La Corte di Cassazione, con la sentenza 27/03/2019 n° 8461, si è così espressa: “E’ infatti sostenibile il nesso causale tra un comportamento omissivo del medico ed un pregiudizio subito dal paziente in cui un corretto comportamento del dottore avrebbe portato ad evitare il danno verificatosi poi al paziente.
In questo caso il giudice applica la regola della preponderanza dell’evidenza o del più probabile che non al nesso di casualità fra il comportamento del medico e i danni che ha creato al paziente”.
Nello specifico, la donna, dopo una prima ecografia alla mammella effettuata in uno studio privato con diagnosi che escludeva un tumore maligno, a distanza di pochi giorni si era recata presso la Ausl di zona, richiedendo un controllo senologico.

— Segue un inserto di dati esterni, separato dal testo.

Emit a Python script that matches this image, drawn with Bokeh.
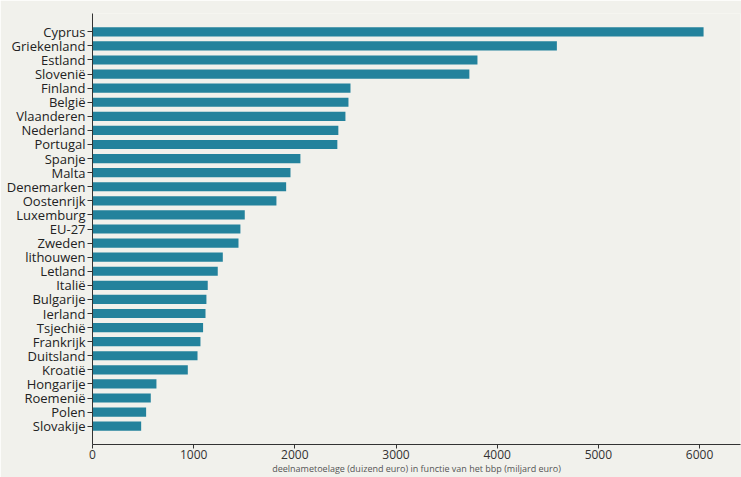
from bokeh.plotting import figure
from bokeh.models import FactorRange, Range1d, ColumnDataSource, FixedTicker
from bokeh.embed import file_html
from bokeh.resources import INLINE

countries = ["Cyprus", "Griekenland", "Estland", "Slovenië", "Finland", "België",
             "Vlaanderen", "Nederland", "Portugal", "Spanje", "Malta", "Denemarken",
             "Oostenrijk", "Luxemburg", "EU-27", "Zweden", "lithouwen", "Letland",
             "Italië", "Bulgarije", "Ierland", "Tsjechië", "Frankrijk", "Duitsland",
             "Kroatië", "Hongarije", "Roemenië", "Polen", "Slovakije"]
values = [6040, 4590, 3805, 3725, 2550, 2530, 2500, 2430, 2420, 2055, 1957, 1914,
          1818, 1505, 1462, 1443, 1288, 1238, 1139, 1126, 1117, 1093, 1067, 1038,
          942, 632, 576, 530, 481]
x_ticks = [0, 1000, 2000, 3000, 4000, 5000, 6000]
x_title = "deelnametoelage (duizend euro) in functie van het bbp (miljard euro)"

BG = "#f1f1ec"
BAR = "#23829c"
FONT = "Open Sans"

src = ColumnDataSource(dict(country=countries, value=values))
n = len(countries)
yr = FactorRange(factors=list(reversed(countries)), range_padding=1.6 / n,
                 range_padding_units="percent")

p = figure(width=741, height=477, y_range=yr, x_range=Range1d(0, 6405),
           output_backend="svg", toolbar_location=None,
           background_fill_color=BG, border_fill_color=BG,
           min_border_left=92, min_border_right=1, min_border_top=13,
           min_border_bottom=10)

p.hbar(y="country", right="value", left=0, height=0.65, source=src,
       fill_color=BAR, line_color=None)

p.xgrid.visible = False
p.ygrid.visible = False
p.outline_line_color = None

p.xaxis.ticker = FixedTicker(ticks=x_ticks)
p.xaxis.axis_label = x_title
p.xaxis.axis_label_text_font = FONT
p.xaxis.axis_label_text_font_size = "9px"
p.xaxis.axis_label_text_font_style = "normal"
p.xaxis.axis_label_text_color = "#555555"
p.xaxis.axis_label_standoff = 0
p.xaxis.major_label_text_font = FONT
p.xaxis.major_label_text_font_size = "12px"
p.xaxis.major_label_text_color = "#333333"
p.xaxis.major_label_standoff = 1
p.xaxis.major_tick_out = 4
p.xaxis.major_tick_in = 0
p.xaxis.minor_tick_line_color = None

p.yaxis.major_label_text_font = FONT
p.yaxis.major_label_text_font_size = "13px"
p.yaxis.major_label_text_color = "#222222"
p.yaxis.major_label_standoff = 2
p.yaxis.major_tick_out = 5
p.yaxis.major_tick_in = 0

for ax in (p.xaxis, p.yaxis):
    ax.axis_line_color = "#333333"
    ax.major_tick_line_color = "#333333"

open("out.html", "w").write(file_html(p, INLINE))
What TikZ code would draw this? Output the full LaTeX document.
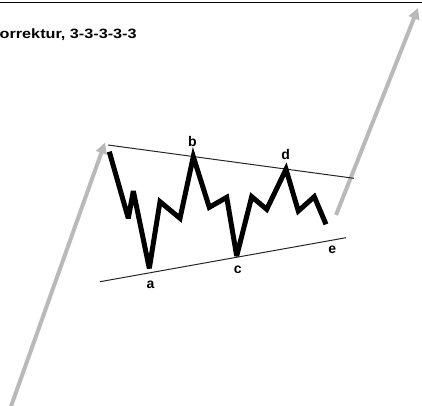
\documentclass[tikz,border=0pt]{standalone}
\usepackage{fontspec}
\setmainfont{Liberation Sans}
\usetikzlibrary{arrows.meta}
\begin{document}
\begin{tikzpicture}[x=1pt,y=-1pt,
  wave/.style={line width=5pt,black,line join=miter,miter limit=4},
  trend/.style={line width=1pt,black!85},
  trendarrow/.style={line width=4pt,gray!55,-{Triangle[length=11pt,width=11pt]}},
  lbl/.style={font=\bfseries\fontsize{14}{16}\selectfont,inner sep=0pt},
  title/.style={font=\bfseries\fontsize{13.5}{15}\selectfont,inner sep=0pt,anchor=west,xscale=1.2}]
\useasboundingbox (0,0) rectangle (422,405);
\clip (0,0) rectangle (422,405);
\coordinate (tl) at (0,2.5);
\coordinate (tr) at (422,2.5);
\draw[line width=1.5pt] (tl) -- (tr);
\node[title] (t) at (-0.5,34.5) {orrektur, 3-3-3-3-3};
% gray trend arrows
\coordinate (l0) at (9,412);
\coordinate (l1) at (105,142.5);
\coordinate (r0) at (336,215);
\coordinate (r1) at (418,8);
\draw[trendarrow] (l0) -- (l1);
\draw[trendarrow] (r0) -- (r1);
% trend lines
\coordinate (u0) at (108,145);
\coordinate (u1) at (354,178.3);
\coordinate (d0) at (100,281.7);
\coordinate (d1) at (346,237.7);
\draw[trend] (u0) -- (u1);
\draw[trend] (d0) -- (d1);
% wave
\coordinate (w0) at (109.3,151.7);
\coordinate (w1) at (128.3,218.3);
\coordinate (w2) at (133.3,191);
\coordinate (pa) at (149.3,268.3);
\coordinate (w4) at (160,201.7);
\coordinate (w5) at (180,218.3);
\coordinate (pb) at (193.3,156.7);
\coordinate (w7) at (209.3,207.3);
\coordinate (w8) at (226.7,197.3);
\coordinate (pc) at (236.7,256);
\coordinate (w10) at (251.7,196.7);
\coordinate (w11) at (266.7,209.3);
\coordinate (pd) at (286,169.3);
\coordinate (w13) at (298.3,211);
\coordinate (w14) at (314.3,196.7);
\coordinate (pe) at (326,224.3);
\draw[wave] (w0) -- (w1) -- (w2) -- (pa) -- (w4) -- (w5) -- (pb) -- (w7) -- (w8) -- (pc) -- (w10) -- (w11) -- (pd) -- (w13) -- (w14) -- (pe);
% labels
\node[lbl] (la) at (150.5,285) {a};
\node[lbl] (lb) at (192.5,141.5) {b};
\node[lbl] (lc) at (237.7,270) {c};
\node[lbl] (ld) at (285.7,154.5) {d};
\node[lbl] (le) at (332.3,249.5) {e};
\end{tikzpicture}
\end{document}
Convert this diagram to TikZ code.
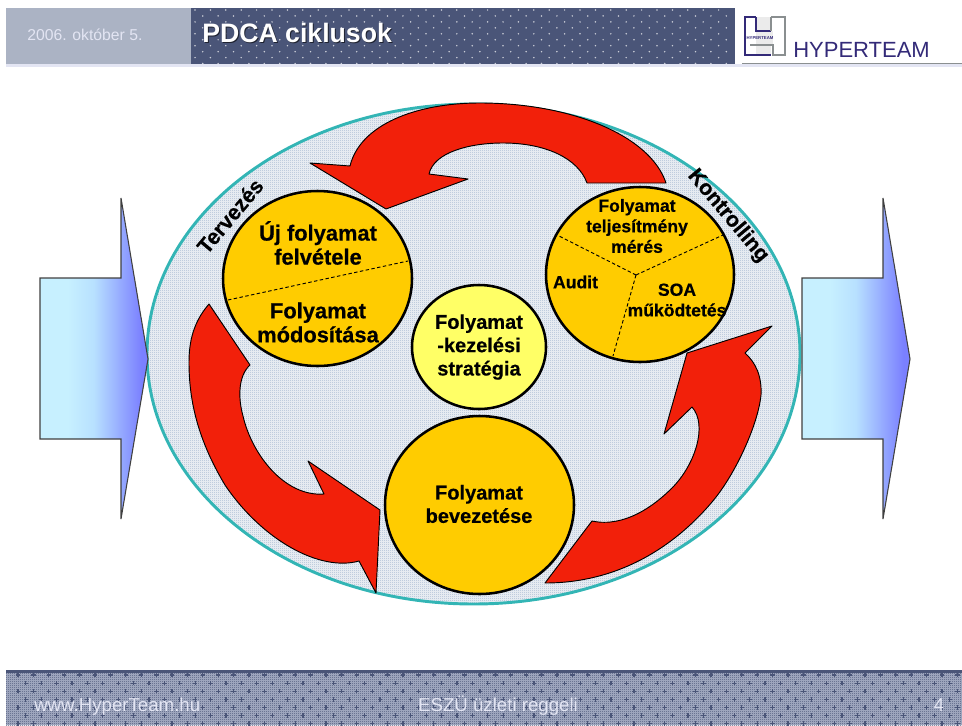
\documentclass[tikz,border=0pt]{standalone}
\usepackage{fontspec}
\setmainfont{Liberation Sans}
\newfontfamily\heavyfont[FakeBold=0.5]{Liberation Sans Bold}
\usetikzlibrary{patterns,shapes.geometric}
\definecolor{hdrdark}{HTML}{4A5578}
\definecolor{hdrgrey}{HTML}{ABB3C4}
\definecolor{hdrline}{HTML}{E3E5F3}
\definecolor{footbase}{HTML}{A9B1C8}
\definecolor{redarrow}{HTML}{F2200A}
\definecolor{orangec}{HTML}{FFCC00}
\definecolor{yellowc}{HTML}{FFFF66}
\definecolor{tealc}{HTML}{33B5B5}
\definecolor{ellbase}{HTML}{F0F3F6}
\definecolor{elldot}{HTML}{A6B8D0}
\definecolor{logodark}{HTML}{332A78}
\definecolor{logogrey}{HTML}{8A8F90}
\pgfdeclarehorizontalshading{bluegrad}{100bp}{rgb(0bp)=(.78,.94,1); rgb(38bp)=(.78,.94,1); rgb(50bp)=(.72,.88,1); rgb(72bp)=(.48,.50,1); rgb(100bp)=(.48,.50,1)}
\pgfdeclarepatternformonly{finedots}{\pgfqpoint{0bp}{0bp}}{\pgfqpoint{1.5bp}{1.5bp}}{\pgfqpoint{1.5bp}{1.5bp}}{%
  \pgfpathrectangle{\pgfqpoint{0bp}{0bp}}{\pgfqpoint{.75bp}{.75bp}}%
  \pgfpathrectangle{\pgfqpoint{.75bp}{.75bp}}{\pgfqpoint{.75bp}{.75bp}}%
  \pgfusepath{fill}}
\tikzset{
  redshape/.style={fill=redarrow,draw=black,line width=.7pt,line join=round},
  bluearrow/.style={draw=black!75,line width=.8pt,shading=bluegrad},
  bigball/.style={ellipse,draw=black,line width=1.9pt,fill=orangec,inner sep=0pt},
  divider/.style={draw=black,line width=.7pt,dash pattern=on 2.6pt off 1.8pt},
  bigtxt/.style={font=\fontsize{16.4}{18}\heavyfont\selectfont,align=center,inner sep=0pt},
  midtxt/.style={font=\fontsize{15}{17.5}\heavyfont\selectfont,align=center,inner sep=0pt},
  smalltxt/.style={font=\fontsize{13.2}{15.4}\heavyfont\selectfont,align=center,inner sep=0pt},
  sidetxt/.style={font=\fontsize{16}{18}\heavyfont\selectfont,inner sep=0pt},
  foottxt/.style={font=\fontsize{14}{16}\selectfont,text=hdrline,inner sep=0pt}
}
\begin{document}
\begin{tikzpicture}[x=0.75pt,y=-0.75pt]
\useasboundingbox (0,0) rectangle (962,725);
% header
\fill[hdrgrey] (6,8) rectangle (191,64);
\fill[hdrdark] (191,8) rectangle (735,64);
\foreach \j in {0,...,9}{
  \pgfmathsetmacro{\yy}{10+5.95*\j}
  \pgfmathsetmacro{\xo}{mod(\j,2)*7.7}
  \foreach \i in {0,...,34}{
    \fill[white!70!hdrdark] ({195+15.4*\i+\xo},\yy) circle (.85);
  }
}
\fill[hdrline] (6,64) rectangle (962,67);
\fill[logogrey] (742,62.5) rectangle (962,64);
\node[inner sep=0pt,anchor=base west,font=\fontsize{11.8}{13}\selectfont,text=hdrline] (date) at (27,40) {2006. október 5.};
\node[inner sep=0pt,anchor=base west,font=\fontsize{20}{22}\bfseries\selectfont,text=black!60!hdrdark] (titleshadow) at (203,43) {PDCA ciklusok};
\node[inner sep=0pt,anchor=base west,font=\fontsize{20}{22}\bfseries\selectfont,text=white] (title) at (202,42) {PDCA ciklusok};
% logo
\fill[black!8] (756,31) rectangle (773,45);
\fill[black!8] (756,17) rectangle (771,31);
\fill[black!8] (756,45) rectangle (771,55);
\draw[logodark,line width=1.5pt] (756,17) -- (745,17) -- (745,55) -- (771,55);
\draw[logodark,line width=1.5pt] (756,17) -- (756,31) -- (771,31);
\draw[logogrey,line width=1.9pt] (771,17) -- (785,17) -- (785,55) -- (773,55) -- (773,45) -- (750,45);
\draw[logogrey,line width=1.9pt] (771,17) -- (771,31);
\node[inner sep=0pt,font=\fontsize{3.2}{4}\bfseries\selectfont,text=logodark] (logosmall) at (760,38) {HYPERTEAM};
\node[inner sep=0pt,anchor=base west,font=\fontsize{16.5}{18}\selectfont,text=logodark] (logotext) at (793,57.5) {HYPERTEAM};
% footer
\fill[footbase] (6,670) rectangle (962,725);
\fill[pattern=finedots,pattern color=hdrdark] (6,672) rectangle (962,725);
\fill[hdrdark] (6,670) rectangle (962,672.5);
\foreach \j in {0,...,6}{
  \pgfmathsetmacro{\yy}{675+8.1*\j}
  \pgfmathsetmacro{\xo}{mod(\j,2)*7.7}
  \foreach \i in {0,...,61}{
    \fill[hdrdark] ({18+15.4*\i+\xo-2.2},\yy-.6) rectangle ++(4.4,1.2);
    \fill[hdrdark] ({18+15.4*\i+\xo-.6},\yy-2.2) rectangle ++(1.2,4.4);
  }
}
\node[foottxt,anchor=base west] (web) at (34,711) {www.HyperTeam.hu};
\node[foottxt,anchor=base] (event) at (498,711) {ESZÜ üzleti reggeli};
\node[foottxt,anchor=base] (pageno) at (939,711) {4};
% main ellipse
\fill[ellbase] (473.5,354) ellipse [x radius=326.5,y radius=250];
\fill[pattern=finedots,pattern color=elldot] (473.5,354) ellipse [x radius=326.5,y radius=250];
\draw[tealc,line width=2.2pt] (473.5,354) ellipse [x radius=326.5,y radius=250];
% blue arrows
\path[bluearrow] (40,278) -- (121,278) -- (121,198) -- (148,359) -- (121,519) -- (121,439) -- (40,439) -- cycle;
\path[bluearrow] (802,278) -- (883,278) -- (883,198) -- (910,359) -- (883,519) -- (883,439) -- (802,439) -- cycle;
% red arrows
\path[redshape] (310,163) -- (386,209) -- (468,179) -- (429,174)
  .. controls (434,152) and (470,143) .. (503,143)
  .. controls (545,143) and (578,158) .. (587,183)
  -- (666,183)
  .. controls (650,135) and (570,103) .. (480,103)
  .. controls (415,103) and (360,125) .. (350,166) -- cycle;
\path[redshape] (209,304) -- (250,365)
  .. controls (238,376) and (238,398) .. (243,416)
  .. controls (252,455) and (285,497) .. (324,494)
  -- (308,461) -- (380,510) -- (376,593) -- (359,561)
  .. controls (320,572) and (262,540) .. (225,485)
  .. controls (195,435) and (189,395) .. (189,362)
  .. controls (189,335) and (197,318) .. (209,304) -- cycle;
\path[redshape] (772,326) -- (745,353)
  .. controls (755,362) and (762,375) .. (761,395)
  .. controls (758,425) and (735,475) .. (712,502)
  .. controls (680,540) and (625,583) .. (545,583)
  -- (592,521)
  .. controls (625,528) and (655,505) .. (672,488)
  .. controls (695,465) and (708,425) .. (692,407)
  -- (664,434) -- (687,353) -- cycle;
% balls
\node[bigball,minimum width=189pt*.75,minimum height=175pt*.75] (plan) at (317.5,278.5) {};
\node[bigball,minimum width=188pt*.75,minimum height=175pt*.75] (check) at (640,274.5) {};
\node[bigball,fill=yellowc,minimum width=134pt*.75,minimum height=124pt*.75] (strategy) at (479,347) {};
\node[bigball,minimum width=189pt*.75,minimum height=178pt*.75] (doit) at (479.5,505) {};
% dividers
\coordinate (hub) at (636,275);
\coordinate (ca) at (559,236);
\coordinate (cb) at (723,235);
\coordinate (cc) at (613,356);
\coordinate (pa) at (228,300);
\coordinate (pb) at (408,261);
\draw[divider] (hub) -- (ca);
\draw[divider] (hub) -- (cb);
\draw[divider] (hub) -- (cc);
\draw[divider] (pa) -- (pb);
% labels
\node[bigtxt] (p1) at (318,243) {Új folyamat\\felvétele};
\node[bigtxt] (p2) at (318,322.5) {Folyamat\\módosítása};
\node[smalltxt] (c1) at (637,226) {Folyamat\\teljesítmény\\mérés};
\node[smalltxt] (c2) at (575.5,282) {Audit};
\node[smalltxt] (c3) at (677,300) {SOA\\működtetés};
\node[midtxt] (st) at (479,347) {Folyamat\\-kezelési\\stratégia};
\node[midtxt] (dt) at (479,504) {Folyamat\\bevezetése};
\node[sidetxt,rotate=50] (terv) at (230,216) {Tervezés};
\node[sidetxt,rotate=-50] (kont) at (728,216) {Kontrolling};
\end{tikzpicture}
\end{document}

In quell’occasione, il medico confermava la natura “benigna” della patologia, suggerendo alla paziente un ulteriore controllo a distanza di sei mesi.
Tale successivo controllo rivelava però la natura maligna ed aggressiva della patologia, con necessaria asportazione radicale della mammella, intervento al quale seguivano cure chemioterapiche invasive e due ulteriori interventi di chirurgia plastica. In corso di causa si assisteva al decesso della signora, pertanto la Corte di Cassazione riconosceva ai famigliari non solo danno per il minor periodo di sopravvivenza dovuto alla ritardata diagnosi, ma altresì per l’evento morte conseguente al comportamento negligente.